Rounding out the other large and mid-size automakers, BMW (including Mini) was up 9.9 percent on the year and 16.8 percent for December, Subaru was up 21.8 percent on the year and 15.7 percent in December, and Daimler AG (including smart) was up 12.5 percent on the year and 5.4 percent in December. Also, Mazda was up 10.5 percent on the year and 17.7 percent in December, Jaguar Land Rover was up 18.1 percent on the year and just 0.7 percent in December, and Mitsubishi was up 3.1 percent in 2010 and up 11.9 percent in December.

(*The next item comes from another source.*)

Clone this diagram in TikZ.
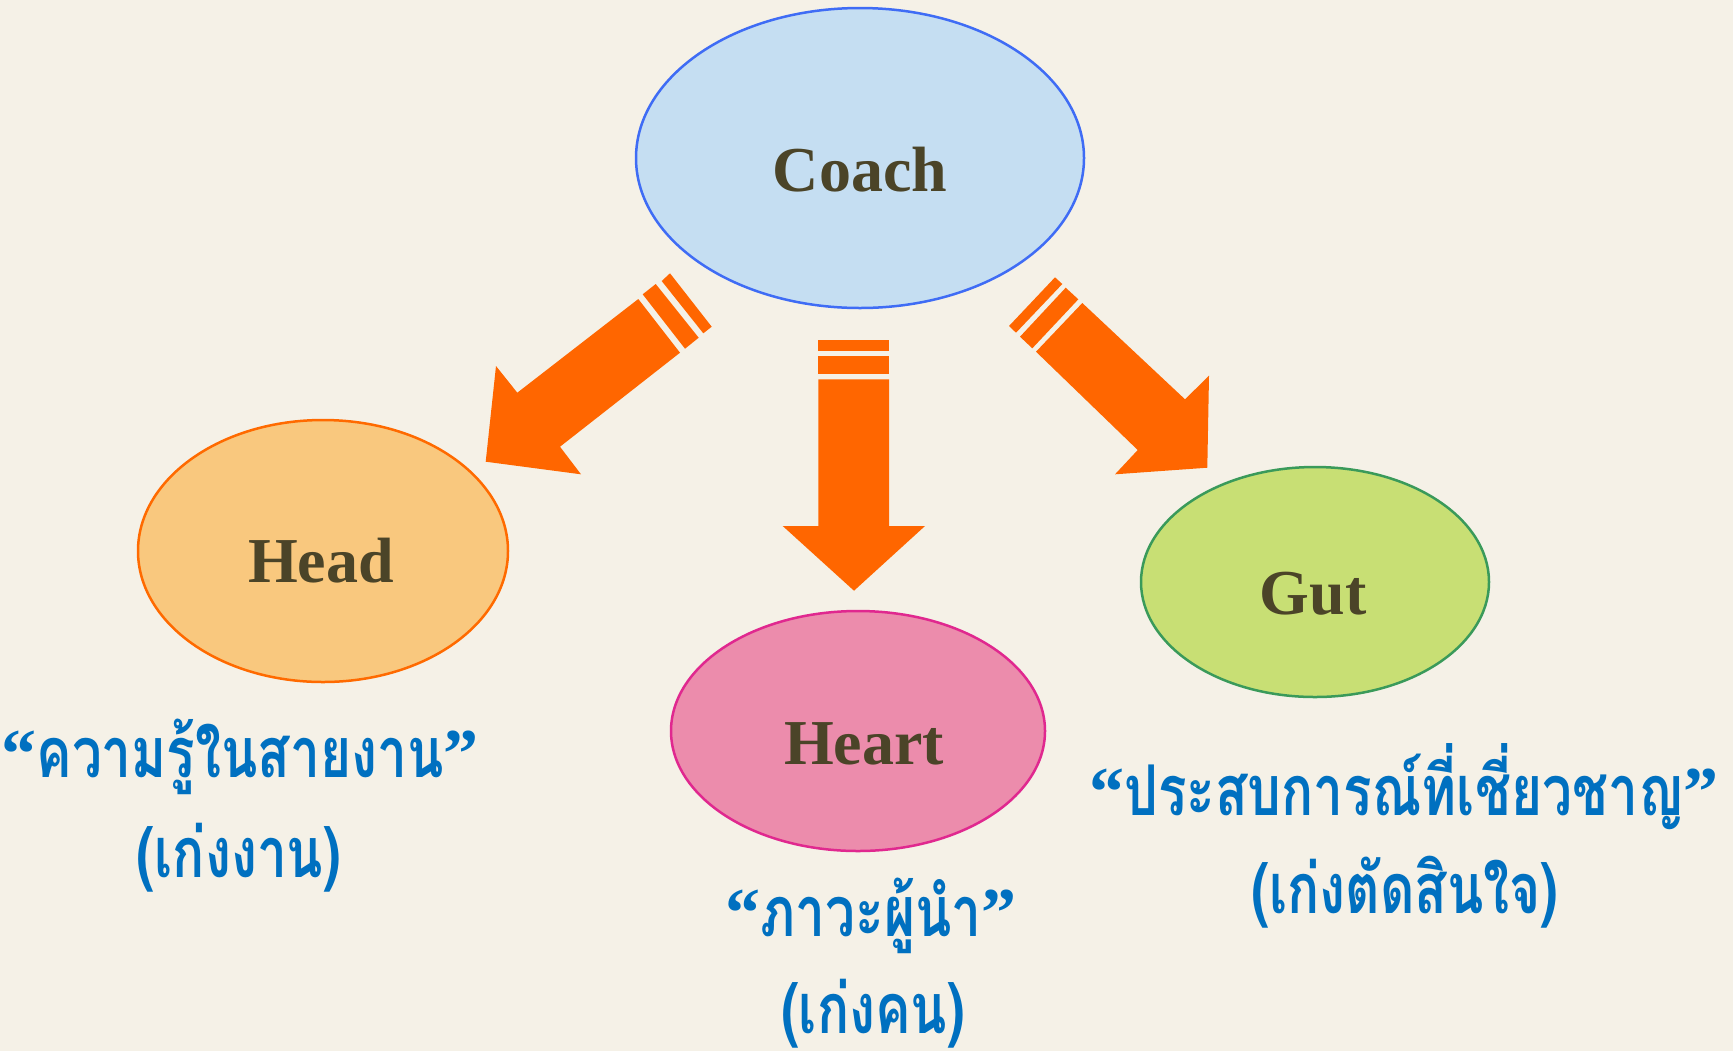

The final tally for 2011 auto sales is really anyone’s guess, but surely, a lot depends on the economy. If the economy continues to crawl out of the Great Recession, then we may see another million sales, up to about 12.5 million. One economist speculated that for every point on the national unemployment rate above 6 percent, we lose a million new-car sales per year. So, with unemployment currently hovering around 10 percent, if it goes down one percentage point, that would give us a million sales. Since this economic recovery seems to be slow to deliver new jobs, auto sales may not grow quite as quickly as many in the industrywould have hoped. But if they do grow about 10 percent as expected, the restructured automakers, with newly slimmed-down operations, should be making moneyhand-over-fist. And that would be a good thing for the US Treasury, who hopes to see GM’s share price climb so that it can get out of its investment. Chrysler would surely like to see some strong sales to bolster its case to investors for a mid-2011 IPO as well.